Integer. Number of texts to include in each batch request. Default: 100.

max_active

Integer. Maximum number of concurrent requests. Default: 10.

progress

Logical. Whether to show a progress bar. Default: TRUE.

api_key

Character. Optional API key override.

api_version

Character. Optional API version override.

Value

A tibble with columns:

.input_idx

Integer. The original index of each text in the input vector.

text

Character. The original input text.

embedding

List. A numeric vector containing the embedding, or NULL if failed. May contain multiple embeddings per batch response.

n_dims

Integer. The dimensionality of the embedding, or NA if failed.

.error

Logical. TRUE if the request for this text failed.

.error_msg

Character.
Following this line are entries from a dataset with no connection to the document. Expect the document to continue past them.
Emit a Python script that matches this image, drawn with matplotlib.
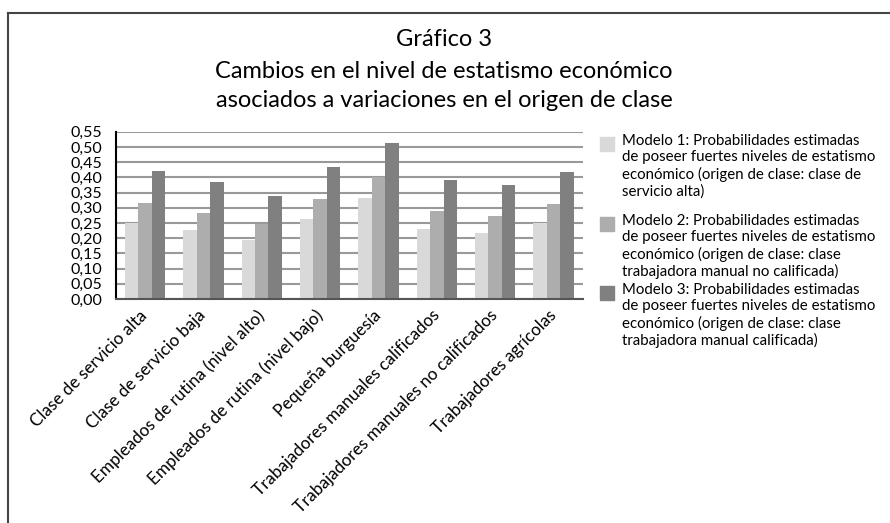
import numpy as np
import matplotlib.pyplot as plt
from matplotlib.lines import Line2D
from matplotlib.patches import Rectangle

categories = [
    "Clase de servicio alta",
    "Clase de servicio baja",
    "Empleados de rutina (nivel alto)",
    "Empleados de rutina (nivel bajo)",
    "Pequeña burguesía",
    "Trabajadores manuales calificados",
    "Trabajadores manuales no calificados",
    "Trabajadores agrícolas",
]
modelo1 = [0.251, 0.227, 0.195, 0.263, 0.332, 0.230, 0.217, 0.250]
modelo2 = [0.316, 0.283, 0.248, 0.329, 0.401, 0.289, 0.273, 0.312]
modelo3 = [0.421, 0.385, 0.339, 0.434, 0.513, 0.391, 0.375, 0.417]

series_labels = [
    "Modelo 1: Probabilidades estimadas\nde poseer fuertes niveles de estatismo\neconómico (origen de clase: clase de\nservicio alta)",
    "Modelo 2: Probabilidades estimadas\nde poseer fuertes niveles de estatismo\neconómico (origen de clase: clase\ntrabajadora manual no calificada)",
    "Modelo 3: Probabilidades estimadas\nde poseer fuertes niveles de estatismo\neconómico (origen de clase: clase\ntrabajadora manual calificada)",
]
colors = ["#d9d9d9", "#adadad", "#808080"]
yticks = np.arange(0, 0.5501, 0.05)

plt.rcParams['font.family'] = ['Lato', 'DejaVu Sans']

fig = plt.figure(figsize=(8.9, 5.23), dpi=100)
ax = fig.add_axes([0.1303, 0.4283, 0.5244, 0.3199])

x = np.arange(len(categories))
w = 0.229
for i, vals in enumerate([modelo1, modelo2, modelo3]):
    ax.bar(x + (i - 1) * w, vals, width=w, color=colors[i], zorder=3)

ax.set_xlim(-0.5, len(categories) - 0.5)
ax.set_ylim(0, 0.55)
ax.set_yticks(yticks)
ax.set_yticklabels([f"{v:.2f}".replace(".", ",") for v in yticks], fontsize=11.5)
ax.set_xticks(x)
ax.set_xticklabels(categories, rotation=45, ha='right', va='center',
                   rotation_mode='anchor', fontsize=12.3)
ax.tick_params(axis='y', length=0, pad=10)
ax.tick_params(axis='x', length=0, pad=10)
ax.grid(axis='y', color='#999999', linewidth=1.5, zorder=0)
for s in ['top', 'right']:
    ax.spines[s].set_visible(False)
ax.spines['left'].set_color('black')
ax.spines['left'].set_linewidth(1.5)
ax.spines['bottom'].set_color('#555555')
ax.spines['bottom'].set_linewidth(1.5)
ax.spines['bottom'].set_zorder(4)

# titulo
tfont = dict(ha='center', va='center', fontsize=17)
fig.text(0.499, 0.924, "Gráfico 3", **tfont)
fig.text(0.499, 0.864, "Cambios en el nivel de estatismo económico", **tfont)
fig.text(0.499, 0.807, "asociados a variaciones en el origen de clase", **tfont)

# leyenda
tops = [136, 216, 285]
for i, lab in enumerate(series_labels):
    y0 = 1 - tops[i] / 523
    fig.patches.append(Rectangle((600 / 890, y0 - 15 / 523), 14 / 890, 14 / 523,
                                 transform=fig.transFigure, color=colors[i]))
    fig.text(622 / 890, y0 + 2 / 523, lab, ha='left', va='top', fontsize=10.8, linespacing=1.2)

# marco
fig.lines.append(Line2D([8 / 890, 1], [1 - 13 / 523, 1 - 13 / 523], transform=fig.transFigure,
                        color='#444444', linewidth=1.5))
fig.lines.append(Line2D([8 / 890, 8 / 890], [0, 1 - 13 / 523], transform=fig.transFigure,
                        color='#444444', linewidth=1.5))

fig.savefig("out.png", dpi=100)
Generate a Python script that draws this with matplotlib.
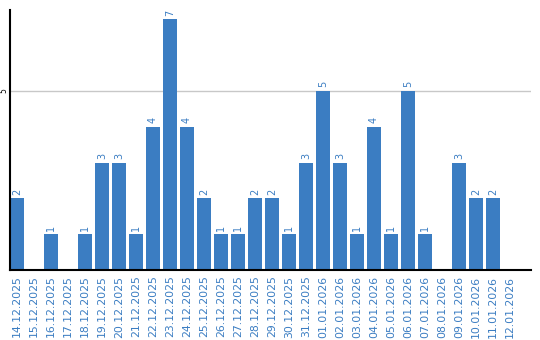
import numpy as np
import matplotlib.pyplot as plt

dates = ['14.12.2025', '15.12.2025', '16.12.2025', '17.12.2025', '18.12.2025',
         '19.12.2025', '20.12.2025', '21.12.2025', '22.12.2025', '23.12.2025',
         '24.12.2025', '25.12.2025', '26.12.2025', '27.12.2025', '28.12.2025',
         '29.12.2025', '30.12.2025', '31.12.2025', '01.01.2026', '02.01.2026',
         '03.01.2026', '04.01.2026', '05.01.2026', '06.01.2026', '07.01.2026',
         '08.01.2026', '09.01.2026', '10.01.2026', '11.01.2026', '12.01.2026']
counts = [2, 0, 1, 0, 1, 3, 3, 1, 4, 7, 4, 2, 1, 1, 2, 2, 1, 3, 5, 3,
          1, 4, 1, 5, 1, 0, 3, 2, 2, 0]

blue = '#3b7dc2'

fig = plt.figure(figsize=(5.4, 3.4), dpi=100)
ax = fig.add_axes([10 / 540, 70 / 340, 521 / 540, 260 / 340])

x = np.arange(len(dates))
ax.bar(x, counts, width=0.82, color=blue, zorder=2)
for xi, v in zip(x, counts):
    if v > 0:
        ax.text(xi, v + 0.1, str(v), rotation=90, ha='center', va='bottom',
                fontsize=7, color=blue)

ax.set_xlim(-0.41, 30.24)
ax.set_ylim(0, 7.26)
ax.set_xticks(x)
ax.set_xticklabels(dates, rotation=90, fontsize=7.8, color=blue)
ax.set_yticks([5])
ax.set_yticklabels(['5'], rotation=90, fontsize=5.5, va='center')
ax.tick_params(axis='x', length=0, pad=4)
ax.tick_params(axis='y', length=0, pad=1)
ax.yaxis.grid(True, color='#c8c8c8', linewidth=1, zorder=0)
ax.spines['top'].set_visible(False)
ax.spines['right'].set_visible(False)
ax.spines['left'].set_linewidth(1.5)
ax.spines['bottom'].set_linewidth(1.5)

fig.savefig('out.png', dpi=100)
Error message if failed, NA otherwise.

Examples

if (FALSE) { # \dontrun{
# Embed many texts in parallel
texts <- c("Hello, world!", "Data science is fun", "R is great")
embeddings <- foundry_embed_batch(texts, model = "text-embedding-ada-002")

# With custom batch size and concurrency
large_texts <- rep("Sample text", 1000)
embeddings <- foundry_embed_batch(
  large_texts,
  model = "text-embedding-ada-002",
  batch_size = 50,
  max_active = 5
)

# Filter successful embeddings
successful <- embeddings[!embeddings$.error, ]

# Check for errors
failed <- embeddings[embeddings$.error, ]
if (nrow(failed) > 0) {
  message("Some embeddings failed:")
  print(failed[, c(".input_idx", ".error_msg")])
}
} # }